The ritual of the Aztec flower war all started with Tlacaelel, an emperor of the Aztec empire. Tlacaelel brought the empire to the height of its power in the 1400s. He began to rewrite the history of the Aztecs, burning old history texts and emphasizing that his people were the chosen of the gods.
Before the start of the Aztec flower war (or, more properly, the Flowery War), the Mexicas were already a warrior people, and a very religious people. The men were hired out as soldiers, and so they were useful but also feared. Their god Huitzilopochtli was a god of war, the sun god, though the Aztecs actually had dozens and even hundreds of gods (more as the years went by and new peoples were conquered).
Tlacaelel emphasized the allegiance to Huitzilopochtli. The Aztecs were chosen to nourish the gods, and this had to be done with blood. New prisoners would need to be captured to provide this blood (though the Aztecs themselves at times provided it). This meant a strong sense of purpose for the Aztec empire, a state of constant warfare, and a reign of fear.
To the East of the growing Aztec empire was the city-state of Tlaxcala. The Tlaxcalans were a powerful people who shared their culture and language with the people of the Aztec empire proper. They were closely related with the empire, though never actually conquered by it. An agreement was made with the Tlaxcalans to have ritual battles called xochiyaoyotl, or the flowery wars (commonly called the Aztec flower war). The goal of these battles would not be taking land or killing the enemy, but simply capturing prisoners.
The prisoners would then be taken to a temple and sacrificed.
The Aztec flower war concept became an important part of the Aztec culture. As we know, this was already a war-like and religious people. The concept of the xochiyaoyotl fit well into the world view of the people.
The warriors continued to conduct skirmishes not only with the Tlaxcalans, but other neighbouring peoples. Though at times the people did actually go to war to conquer a people, very often they simply took a few prisoners to sacrifice to the gods.
On of the most shocking things about a lot of these sacrifices was that the person being sacrificed often went willingly. This was not a screaming victim being tortured and killed. Rather, it was, often, a mutual agreement being carried out. A glorious afterlife (which still involved warfare, by the way) awaited the victim. Find out more about how the Aztec flower war fit into the Aztec religion.

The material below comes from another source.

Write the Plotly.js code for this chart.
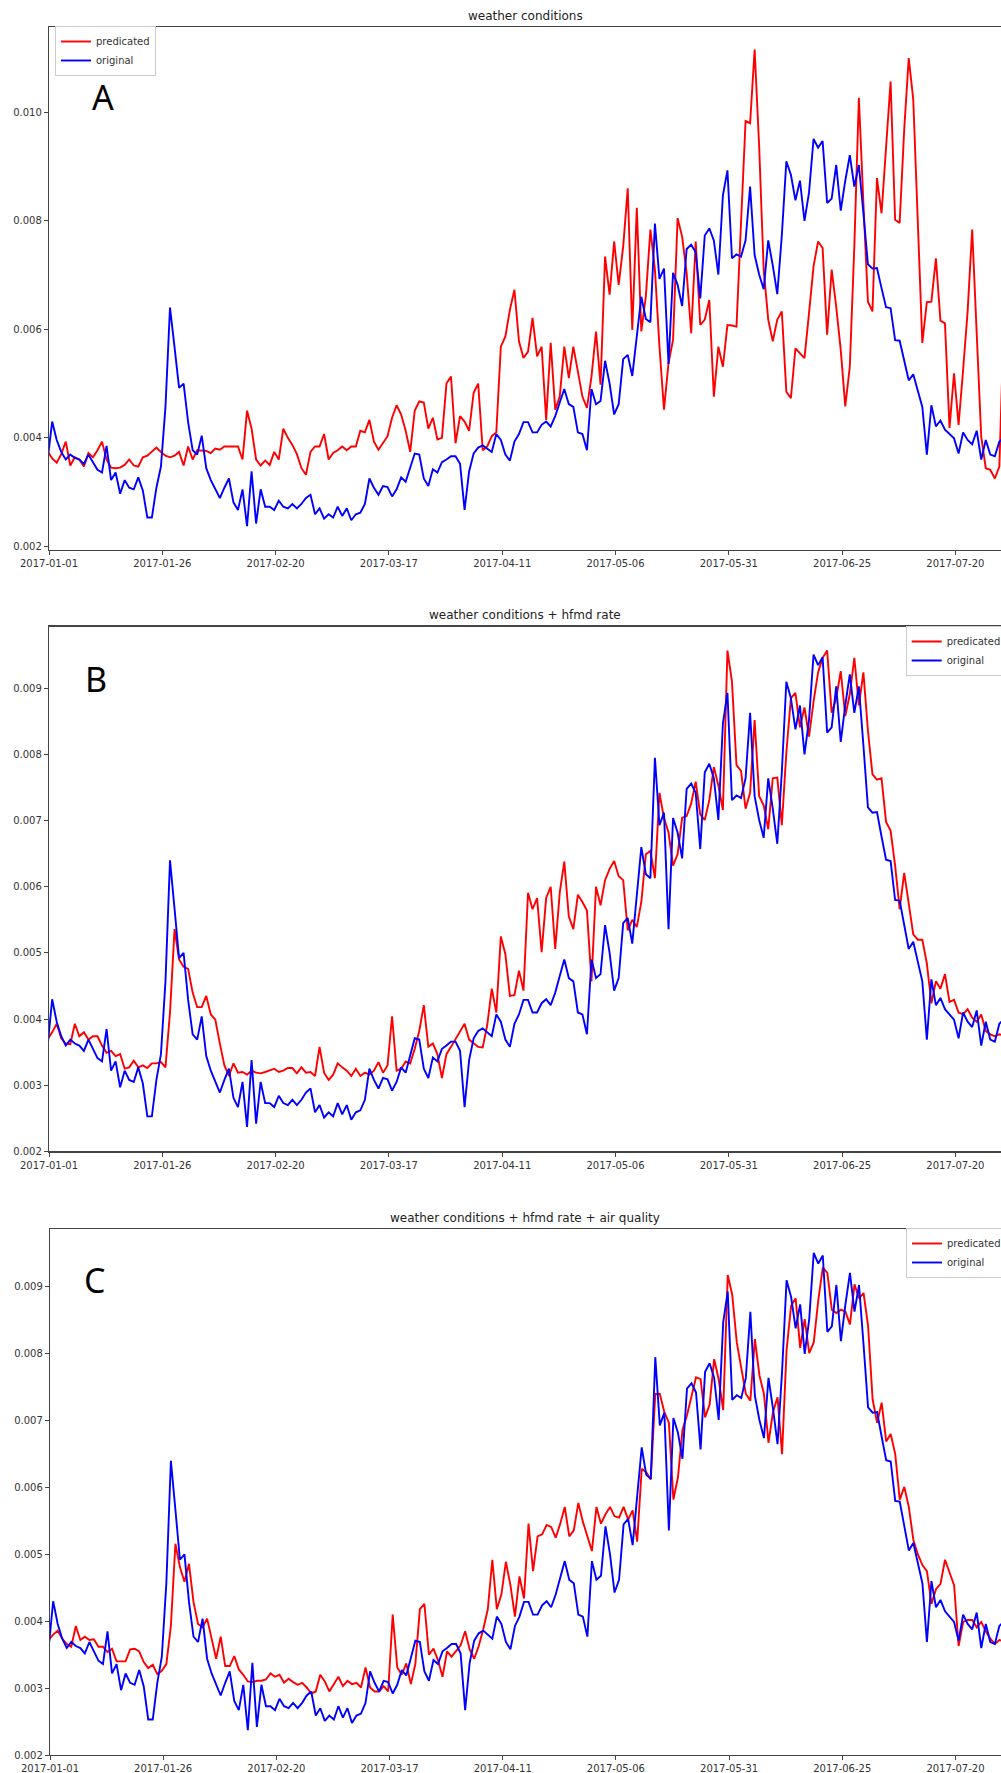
<!DOCTYPE html>
<html>
<head>
<meta charset="utf-8">
<script src="https://cdn.plot.ly/plotly-3.0.1.min.js"></script>
<style>html,body{margin:0;padding:0;background:#fff;}#chart{width:1001px;height:1773px;}</style>
</head>
<body>
<div id="chart"></div>
<script>
// Daily series, one value per day (first sample just before 2017-01-01, clipped by the axis)
const startDate = '2016-12-31T16:48:00Z';
const seriesNames = ['predicated', 'original'];
const panelTitles = ['weather conditions', 'weather conditions + hfmd rate', 'weather conditions + hfmd rate + air quality'];
const panelLetters = ['A', 'B', 'C'];
const xTickStart = '2017-01-01';
const xEnd = '2017-07-30 01:30';

const original = [
0.0036,0.0043,0.00396,0.00374,0.0036,0.00369,0.00363,0.0036,0.00352,0.00369,
0.00355,0.00341,0.00336,0.00385,0.00322,0.00336,0.00297,0.00322,0.00308,0.00305,
0.00327,0.00303,0.00253,0.00253,0.00308,0.00347,0.00457,0.0064,0.00567,0.00492,
0.005,0.00429,0.00377,0.00369,0.00404,0.00344,0.00322,0.00305,0.00289,0.00308,
0.00325,0.00281,0.00267,0.00305,0.00237,0.00338,0.00242,0.00305,0.00273,0.00273,
0.00267,0.00284,0.00273,0.0027,0.00278,0.0027,0.00278,0.00289,0.00295,0.00259,
0.0027,0.00251,0.00259,0.00253,0.00273,0.00256,0.0027,0.00248,0.00259,0.00262,
0.00278,0.00325,0.00308,0.00295,0.00311,0.00309,0.00292,0.00305,0.00327,0.00319,
0.00347,0.00371,0.00369,0.00325,0.00311,0.00342,0.00336,0.00355,0.0036,0.00366,
0.00366,0.00352,0.00267,0.00338,0.00371,0.00382,0.00386,0.0038,0.00374,0.00407,
0.00396,0.00369,0.00358,0.00393,0.00407,0.00429,0.00429,0.0041,0.0041,0.00424,
0.0043,0.00421,0.0044,0.00465,0.0049,0.00462,0.00457,0.0041,0.00407,0.00377,
0.0049,0.00462,0.00468,0.00542,0.005,0.00443,0.00462,0.00545,0.00553,0.00514,
0.00583,0.0066,0.00619,0.00613,0.00795,0.00693,0.00712,0.00536,0.00704,0.00682,
0.00643,0.00748,0.00756,0.00742,0.00657,0.00773,0.00786,0.00764,0.00701,0.00847,
0.00893,0.00731,0.00738,0.00734,0.00764,0.00863,0.00737,0.00701,0.00674,0.00764,
0.00718,0.00665,0.00773,0.0091,0.00885,0.00838,0.00874,0.008,0.00852,0.00951,
0.00935,0.00947,0.00833,0.00841,0.00903,0.00819,0.00874,0.00921,0.00863,0.00903,
0.00814,0.0072,0.00712,0.00713,0.00676,0.00641,0.00639,0.0058,0.00579,0.00545,
0.00506,0.00517,0.00487,0.00457,0.00369,0.0046,0.00421,0.00432,0.00415,0.00407,
0.00399,0.00371,0.0041,0.00396,0.00388,0.00413,0.0036,0.00396,0.00369,0.00366,
0.00393,0.004];

const predWeather = [
0.00375,0.00362,0.00354,0.0037,0.00393,0.00349,0.00364,0.0036,0.00347,0.00372,
0.00364,0.00377,0.00393,0.0036,0.00345,0.00344,0.00345,0.0035,0.0036,0.00349,
0.00347,0.00364,0.00367,0.00374,0.00382,0.00374,0.00367,0.00364,0.00367,0.00374,
0.00349,0.00384,0.0036,0.00377,0.00377,0.00376,0.00372,0.0038,0.00378,0.00384,
0.00384,0.00384,0.00384,0.0036,0.0045,0.00417,0.0036,0.00349,0.00358,0.0035,
0.00374,0.0036,0.00417,0.004,0.00387,0.0037,0.00344,0.00332,0.00374,0.00384,
0.00384,0.00407,0.0036,0.00372,0.00377,0.00384,0.00377,0.00384,0.00384,0.00413,
0.0041,0.00433,0.00393,0.00378,0.0039,0.00403,0.00437,0.0046,0.00443,0.00413,
0.00374,0.0045,0.00467,0.00465,0.00417,0.00437,0.00397,0.004,0.005,0.00513,
0.0039,0.0044,0.0043,0.00413,0.00483,0.005,0.00377,0.00384,0.00403,0.0041,
0.00568,0.00587,0.00636,0.00673,0.00578,0.00547,0.00559,0.00621,0.0055,0.00568,
0.00433,0.00575,0.00452,0.00476,0.00568,0.0051,0.00568,0.00525,0.00476,0.00455,
0.00513,0.00596,0.00498,0.00734,0.00664,0.00762,0.00682,0.00753,0.0086,0.00599,
0.00824,0.00596,0.00661,0.00784,0.0071,0.00568,0.00452,0.00538,0.00581,0.00805,
0.00771,0.00704,0.00593,0.00762,0.00608,0.00618,0.00654,0.00476,0.00568,0.00531,
0.00608,0.00607,0.00605,0.00796,0.00984,0.0098,0.01116,0.00937,0.0071,0.00618,
0.00578,0.00618,0.00633,0.00485,0.00473,0.00565,0.00556,0.00547,0.0063,0.00716,
0.00762,0.0075,0.0059,0.0071,0.00642,0.00562,0.00458,0.00531,0.00753,0.01027,
0.00833,0.00651,0.00633,0.00879,0.00814,0.00937,0.01057,0.00802,0.00796,0.00968,
0.011,0.01024,0.00802,0.00575,0.0065,0.00651,0.00731,0.00616,0.00611,0.00418,
0.00519,0.00424,0.00525,0.00633,0.00784,0.00599,0.00402,0.00344,0.00341,0.00325,
0.00347,0.0062];

const predHfmd = [
0.0037,0.0038,0.00393,0.00371,0.00363,0.00362,0.00393,0.00374,0.0038,0.00369,
0.00374,0.00374,0.0036,0.00349,0.00352,0.00344,0.00347,0.00325,0.00327,0.00337,
0.00327,0.0033,0.00326,0.00333,0.00333,0.00335,0.00327,0.0041,0.00536,0.0049,
0.00479,0.00476,0.0044,0.00418,0.00418,0.00435,0.00407,0.00399,0.00363,0.0033,
0.00314,0.00333,0.00319,0.0032,0.00316,0.00322,0.00319,0.00318,0.0032,0.00322,
0.00325,0.0032,0.00322,0.00326,0.00326,0.00318,0.00327,0.00319,0.0032,0.00314,
0.00358,0.00319,0.00308,0.00316,0.00333,0.00327,0.00322,0.00314,0.00325,0.00314,
0.00319,0.00316,0.00322,0.00335,0.00319,0.0033,0.00404,0.00322,0.00325,0.00336,
0.00333,0.00355,0.00382,0.00421,0.00358,0.00363,0.00347,0.00311,0.00347,0.00358,
0.00369,0.0038,0.00393,0.00369,0.00363,0.00358,0.00357,0.00391,0.00446,0.0041,
0.00525,0.00498,0.00435,0.00436,0.00473,0.00443,0.00591,0.00566,0.00583,0.00501,
0.00583,0.006,0.00506,0.00591,0.00638,0.00555,0.00536,0.00588,0.00577,0.00564,
0.00457,0.006,0.00572,0.0061,0.00627,0.00639,0.00616,0.0061,0.00534,0.0055,
0.00539,0.00577,0.00649,0.00654,0.00613,0.00742,0.00704,0.00682,0.00632,0.00649,
0.00704,0.00707,0.00726,0.00759,0.00709,0.00701,0.00731,0.00781,0.00753,0.00716,
0.00957,0.0091,0.00784,0.00775,0.00718,0.00742,0.00852,0.00737,0.00723,0.00687,
0.00764,0.00765,0.00693,0.00803,0.00885,0.00893,0.00841,0.00871,0.00827,0.0088,
0.00924,0.00946,0.00957,0.00863,0.00885,0.00926,0.00858,0.00891,0.00946,0.00874,
0.00924,0.00836,0.0077,0.00762,0.00764,0.00698,0.00685,0.00632,0.00566,0.00621,
0.00575,0.00528,0.0052,0.0052,0.00484,0.00424,0.00457,0.00446,0.00468,0.00426,
0.00429,0.0041,0.00407,0.00415,0.00402,0.00396,0.00407,0.00382,0.00377,0.00374,
0.00377,0.00375];

const predAir = [
0.00372,0.0038,0.00386,0.00374,0.00366,0.00362,0.00393,0.00372,0.00377,0.00372,
0.00373,0.00362,0.00362,0.00354,0.00359,0.0034,0.0034,0.0034,0.00358,0.00359,
0.00355,0.00339,0.0033,0.00335,0.00321,0.00326,0.00336,0.00393,0.00516,0.00481,
0.00459,0.00486,0.00429,0.00396,0.00391,0.00404,0.00374,0.00344,0.00377,0.00333,
0.00333,0.00348,0.00328,0.0032,0.0031,0.00309,0.00311,0.00311,0.00313,0.00322,
0.00317,0.0032,0.00308,0.00314,0.00309,0.00305,0.00308,0.00301,0.00292,0.00295,
0.0032,0.0031,0.00295,0.00306,0.00317,0.00303,0.00311,0.00306,0.00308,0.00301,
0.00331,0.00301,0.00295,0.00295,0.00303,0.00295,0.0041,0.00331,0.0032,0.00337,
0.00306,0.00336,0.00418,0.00426,0.0035,0.00359,0.00342,0.00317,0.00355,0.00347,
0.00355,0.00364,0.00385,0.00358,0.00344,0.00363,0.00388,0.00418,0.00492,0.00418,
0.0044,0.00489,0.00454,0.00407,0.00467,0.00434,0.00546,0.00475,0.00527,0.0053,
0.00544,0.00541,0.00525,0.00546,0.00571,0.00527,0.00536,0.00577,0.00549,0.00527,
0.00505,0.00571,0.00546,0.0056,0.00571,0.00557,0.00555,0.00571,0.00552,0.00566,
0.00519,0.00628,0.00623,0.00612,0.0074,0.0074,0.00713,0.00697,0.00582,0.00615,
0.00686,0.00708,0.00735,0.00765,0.00762,0.00705,0.00724,0.00792,0.00762,0.00716,
0.00918,0.00888,0.00817,0.00779,0.0074,0.0073,0.00822,0.00768,0.0074,0.00667,
0.00713,0.00735,0.0065,0.00806,0.00872,0.00883,0.00809,0.00852,0.00801,0.00817,
0.0088,0.00929,0.00921,0.00866,0.00861,0.00866,0.00863,0.00844,0.00904,0.00883,
0.00891,0.00842,0.00732,0.00697,0.00727,0.00669,0.0068,0.0065,0.00582,0.00601,
0.00571,0.00522,0.005,0.00484,0.00475,0.00426,0.00448,0.00456,0.00492,0.00473,
0.00454,0.00363,0.00399,0.00402,0.00402,0.00391,0.00399,0.00385,0.00374,0.00366,
0.00372,0.0037];

const predicted = [predWeather, predHfmd, predAir];

// ---------- build ----------
const W = 1001, H = 1773;
const t0 = Date.parse(startDate);
const dates = original.map((_, i) => new Date(t0 + i * 864e5).toISOString().slice(0, 16).replace('T', ' '));

const RED = '#ff0000', BLUE = '#0000ff';
const legendNames = ['legend', 'legend2', 'legend3'];
const traces = [];
for (let p = 0; p < 3; p++) {
  const ax = p === 0 ? '' : String(p + 1);
  traces.push({x: dates, y: predicted[p], type: 'scatter', mode: 'lines', name: seriesNames[0],
    xaxis: 'x' + ax, yaxis: 'y' + ax, legend: legendNames[p], line: {color: RED, width: 1.9}});
  traces.push({x: dates, y: original, type: 'scatter', mode: 'lines', name: seriesNames[1],
    xaxis: 'x' + ax, yaxis: 'y' + ax, legend: legendNames[p], line: {color: BLUE, width: 1.9}});
}

function yd(top, bottom) { return [1 - bottom / H, 1 - top / H]; }
const axColor = '#444';
const xCommon = {
  type: 'date', range: [xTickStart, xEnd], tick0: xTickStart, dtick: 25 * 864e5, tickformat: '%Y-%m-%d',
  ticks: 'outside', ticklen: 4, tickwidth: 1, tickcolor: axColor, showline: true, linecolor: axColor, linewidth: 1.2,
  mirror: true, showgrid: false, zeroline: false, automargin: false, tickfont: {size: 10, color: '#333'}
};
const yCommon = {
  ticks: 'outside', ticklen: 4, tickwidth: 1, tickcolor: axColor, showline: true, linecolor: axColor, linewidth: 1.2,
  mirror: false, showgrid: false, zeroline: false, automargin: false, tickformat: '.3f', tickfont: {size: 10, color: '#333'}
};
const panels = [
  {top: 27, bottom: 550.2, range: [0.001928, 0.011574], dtick: 0.002, left: 49, titleY: 16.2, legX: 55, legY: 26, letter: [102.5, 97]},
  {top: 626.5, bottom: 1151.4, range: [0.002, 0.009934], dtick: 0.001, left: 49, titleY: 615.3, legX: 905.7, legY: 626, letter: [96, 679]},
  {top: 1229.2, bottom: 1755, range: [0.002, 0.009864], dtick: 0.001, left: 50, titleY: 1217.5, legX: 906, legY: 1228, letter: [95, 1280]}
];

const layout = {
  width: W, height: H, margin: {l: 0, r: 0, t: 0, b: 0, autoexpand: false},
  paper_bgcolor: '#ffffff', plot_bgcolor: '#ffffff', showlegend: true, hovermode: false,
  font: {family: 'DejaVu Sans', size: 10, color: '#333'},
  annotations: []
};
panels.forEach((pn, p) => {
  const ax = p === 0 ? '' : String(p + 1);
  layout['xaxis' + ax] = Object.assign({}, xCommon, {domain: [pn.left / W, 1], anchor: 'y' + ax});
  layout['yaxis' + ax] = Object.assign({}, yCommon, {domain: yd(pn.top, pn.bottom), anchor: 'x' + ax, range: pn.range, tick0: 0.002, dtick: pn.dtick});
  layout[legendNames[p]] = {
    x: pn.legX / W, y: 1 - pn.legY / H, xanchor: 'left', yanchor: 'top', xref: 'paper', yref: 'paper',
    bgcolor: 'rgba(255,255,255,0.85)', bordercolor: '#cccccc', borderwidth: 1,
    font: {size: 10, color: '#333'}, itemwidth: 30, tracegroupgap: 0, traceorder: 'normal'
  };
  layout.annotations.push({
    text: panelTitles[p], xref: 'paper', yref: 'paper', x: 525 / W, y: 1 - pn.titleY / H,
    xanchor: 'center', yanchor: 'middle', showarrow: false, font: {size: 12, color: '#222'}
  });
  layout.annotations.push({
    text: panelLetters[p], xref: 'paper', yref: 'paper', x: pn.letter[0] / W, y: 1 - pn.letter[1] / H,
    xanchor: 'center', yanchor: 'middle', showarrow: false, font: {family: 'Noto Sans', size: 34, color: '#000'}
  });
});

Plotly.newPlot('chart', traces, layout, {staticPlot: true, displayModeBar: false});
</script>
</body>
</html>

Though there was a certain amount of strength in this rule of fear, it had its weaknesses. More and more people were being sacrificed, and that weakened the peoples of Mexico immeasurably. People did grumble - especially people outside of the empire that saw the unprecedented flow of blood from the outside.
Though the Tlaxcalans took part in the Aztec flower war in part willingly, in reality they hated and feared the empire. It's believed that the Aztecs could have easily taken Tlaxcala, but the city was kept alive as a "farm" for new human sacrifices. When the Spanish came from across the sea, it was the people of Tlaxcala that eventually joined them against the Aztec empire. The empire fell, and the flowery wars ended.